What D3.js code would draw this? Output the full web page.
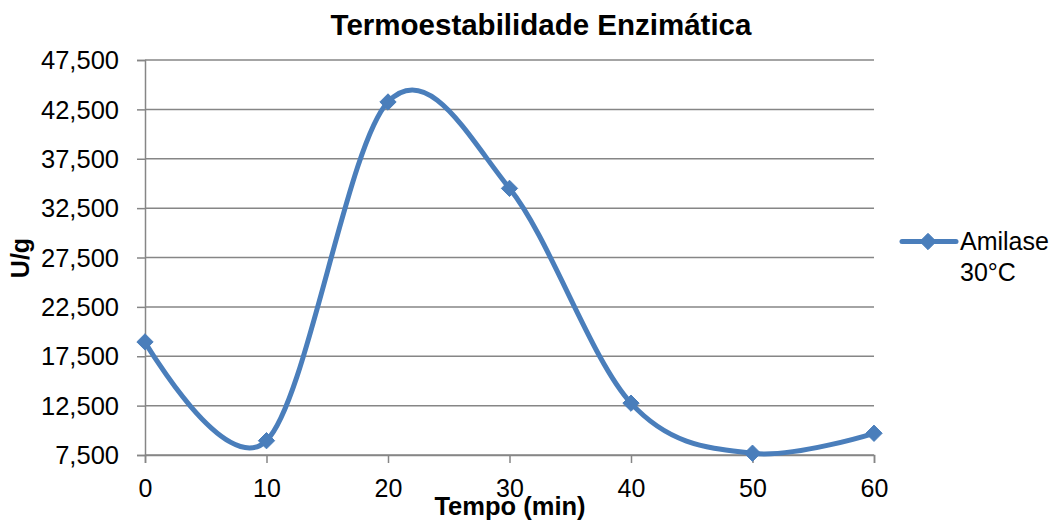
<!DOCTYPE html>
<html>
<head>
<meta charset="utf-8">
<script src="https://cdn.jsdelivr.net/npm/d3@7/dist/d3.min.js"></script>
<style>
  html, body { margin: 0; padding: 0; background: #fff; }
  svg { display: block; font-family: "Liberation Sans", Arial, sans-serif; }
</style>
</head>
<body>
<svg id="chart" width="1056" height="520"></svg>
<script>
const times = [0, 10, 20, 30, 40, 50, 60];
const amilase30 = [18950, 8950, 43250, 34500, 12750, 7680, 9700];
const yTicks = [7500, 12500, 17500, 22500, 27500, 32500, 37500, 42500, 47500];
const xTicks = [0, 10, 20, 30, 40, 50, 60];
const seriesName = ["Amilase", "30°C"];
const title = "Termoestabilidade Enzimática";
const xTitle = "Tempo (min)";
const yTitle = "U/g";

const svg = d3.select("#chart");
const x = d3.scaleLinear().domain([0, 60]).range([145, 874]);
const y = d3.scaleLinear().domain([7500, 47500]).range([455, 60]);
const blue = "#4a7ebb";
const gray = "#868686";

// gridlines
svg.append("g").selectAll("line").data(yTicks).join("line")
  .attr("x1", x(0)).attr("x2", x(60))
  .attr("y1", d => y(d)).attr("y2", d => y(d))
  .attr("stroke", gray).attr("stroke-width", 1.5);

// y axis
const yAxis = svg.append("g").attr("transform", `translate(${x(0)},0)`)
  .call(d3.axisLeft(y).tickValues(yTicks).tickSize(8).tickPadding(18)
    .tickFormat(d3.format(",")));
yAxis.select(".domain").attr("stroke", gray).attr("stroke-width", 1.5);
yAxis.selectAll(".tick line").attr("stroke", gray).attr("stroke-width", 1.5);
yAxis.selectAll(".tick text").attr("font-size", 25.5).attr("fill", "#000")
  .attr("font-family", "Liberation Sans, Arial, sans-serif").attr("dy", "0.34em");

// x axis
const xAxis = svg.append("g").attr("transform", `translate(0,${y(7500)})`)
  .call(d3.axisBottom(x).tickValues(xTicks).tickSize(8).tickPadding(16)
    .tickFormat(d3.format("d")));
xAxis.select(".domain").attr("stroke", gray).attr("stroke-width", 1.5);
xAxis.selectAll(".tick line").attr("stroke", gray).attr("stroke-width", 1.5);
xAxis.selectAll(".tick text").attr("font-size", 25).attr("fill", "#000")
  .attr("font-family", "Liberation Sans, Arial, sans-serif");

// line
const data = times.map((t, i) => ({t, v: amilase30[i]}));
const line = d3.line().x(d => x(d.t)).y(d => y(d.v)).curve(d3.curveCardinal.tension(0));
svg.append("path").datum(data).attr("d", line)
  .attr("fill", "none").attr("stroke", blue).attr("stroke-width", 5)
  .attr("stroke-linecap", "round");

const diamond = d3.symbol().type(d3.symbolDiamond2).size(170);
svg.append("g").selectAll("path").data(data).join("path")
  .attr("d", diamond)
  .attr("transform", d => `translate(${x(d.t)},${y(d.v)})`)
  .attr("fill", blue).attr("stroke", blue).attr("stroke-width", 1);

// titles
svg.append("text").attr("x", 541).attr("y", 35).attr("text-anchor", "middle")
  .attr("font-size", 29.5).attr("font-weight", "bold").text(title);
svg.append("text").attr("x", 510).attr("y", 515).attr("text-anchor", "middle")
  .attr("font-size", 25.5).attr("font-weight", "bold").text(xTitle);
svg.append("text").attr("transform", "translate(29,258) rotate(-90)")
  .attr("text-anchor", "middle").attr("font-size", 25).attr("font-weight", "bold").text(yTitle);

// legend
const lg = svg.append("g");
lg.append("line").attr("x1", 902).attr("x2", 956).attr("y1", 241.5).attr("y2", 241.5)
  .attr("stroke", blue).attr("stroke-width", 5).attr("stroke-linecap", "round");
lg.append("path").attr("d", diamond).attr("transform", "translate(928,241.5)")
  .attr("fill", blue).attr("stroke", blue).attr("stroke-width", 1);
lg.selectAll("text").data(seriesName).join("text")
  .attr("x", 960).attr("y", (d, i) => 249.5 + i * 31.5)
  .attr("font-size", 25).attr("fill", "#000").text(d => d);
</script>
</body>
</html>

=-=-=

_WHAT TO WORK ON:_ Leave out the pictures and restate everything else word for word.

_SOLUTION TO THIS EXERCISE:_
What D3.js code would draw this? Output the full web page.
<!DOCTYPE html>
<html>
<head>
<meta charset="utf-8">
<script src="https://cdn.jsdelivr.net/npm/d3@7/dist/d3.min.js"></script>
<style>
  html, body { margin: 0; padding: 0; background: #fff; }
  svg { display: block; font-family: "Liberation Sans", Arial, sans-serif; }
</style>
</head>
<body>
<svg id="chart" width="1056" height="520"></svg>
<script>
const times = [0, 10, 20, 30, 40, 50, 60];
const amilase30 = [18950, 8950, 43250, 34500, 12750, 7680, 9700];
const yTicks = [7500, 12500, 17500, 22500, 27500, 32500, 37500, 42500, 47500];
const xTicks = [0, 10, 20, 30, 40, 50, 60];
const seriesName = ["Amilase", "30°C"];
const title = "Termoestabilidade Enzimática";
const xTitle = "Tempo (min)";
const yTitle = "U/g";

const svg = d3.select("#chart");
const x = d3.scaleLinear().domain([0, 60]).range([145, 874]);
const y = d3.scaleLinear().domain([7500, 47500]).range([455, 60]);
const blue = "#4a7ebb";
const gray = "#868686";

// gridlines
svg.append("g").selectAll("line").data(yTicks).join("line")
  .attr("x1", x(0)).attr("x2", x(60))
  .attr("y1", d => y(d)).attr("y2", d => y(d))
  .attr("stroke", gray).attr("stroke-width", 1.5);

// y axis
const yAxis = svg.append("g").attr("transform", `translate(${x(0)},0)`)
  .call(d3.axisLeft(y).tickValues(yTicks).tickSize(8).tickPadding(18)
    .tickFormat(d3.format(",")));
yAxis.select(".domain").attr("stroke", gray).attr("stroke-width", 1.5);
yAxis.selectAll(".tick line").attr("stroke", gray).attr("stroke-width", 1.5);
yAxis.selectAll(".tick text").attr("font-size", 25.5).attr("fill", "#000")
  .attr("font-family", "Liberation Sans, Arial, sans-serif").attr("dy", "0.34em");

// x axis
const xAxis = svg.append("g").attr("transform", `translate(0,${y(7500)})`)
  .call(d3.axisBottom(x).tickValues(xTicks).tickSize(8).tickPadding(16)
    .tickFormat(d3.format("d")));
xAxis.select(".domain").attr("stroke", gray).attr("stroke-width", 1.5);
xAxis.selectAll(".tick line").attr("stroke", gray).attr("stroke-width", 1.5);
xAxis.selectAll(".tick text").attr("font-size", 25).attr("fill", "#000")
  .attr("font-family", "Liberation Sans, Arial, sans-serif");

// line
const data = times.map((t, i) => ({t, v: amilase30[i]}));
const line = d3.line().x(d => x(d.t)).y(d => y(d.v)).curve(d3.curveCardinal.tension(0));
svg.append("path").datum(data).attr("d", line)
  .attr("fill", "none").attr("stroke", blue).attr("stroke-width", 5)
  .attr("stroke-linecap", "round");

const diamond = d3.symbol().type(d3.symbolDiamond2).size(170);
svg.append("g").selectAll("path").data(data).join("path")
  .attr("d", diamond)
  .attr("transform", d => `translate(${x(d.t)},${y(d.v)})`)
  .attr("fill", blue).attr("stroke", blue).attr("stroke-width", 1);

// titles
svg.append("text").attr("x", 541).attr("y", 35).attr("text-anchor", "middle")
  .attr("font-size", 29.5).attr("font-weight", "bold").text(title);
svg.append("text").attr("x", 510).attr("y", 515).attr("text-anchor", "middle")
  .attr("font-size", 25.5).attr("font-weight", "bold").text(xTitle);
svg.append("text").attr("transform", "translate(29,258) rotate(-90)")
  .attr("text-anchor", "middle").attr("font-size", 25).attr("font-weight", "bold").text(yTitle);

// legend
const lg = svg.append("g");
lg.append("line").attr("x1", 902).attr("x2", 956).attr("y1", 241.5).attr("y2", 241.5)
  .attr("stroke", blue).attr("stroke-width", 5).attr("stroke-linecap", "round");
lg.append("path").attr("d", diamond).attr("transform", "translate(928,241.5)")
  .attr("fill", blue).attr("stroke", blue).attr("stroke-width", 1);
lg.selectAll("text").data(seriesName).join("text")
  .attr("x", 960).attr("y", (d, i) => 249.5 + i * 31.5)
  .attr("font-size", 25).attr("fill", "#000").text(d => d);
</script>
</body>
</html>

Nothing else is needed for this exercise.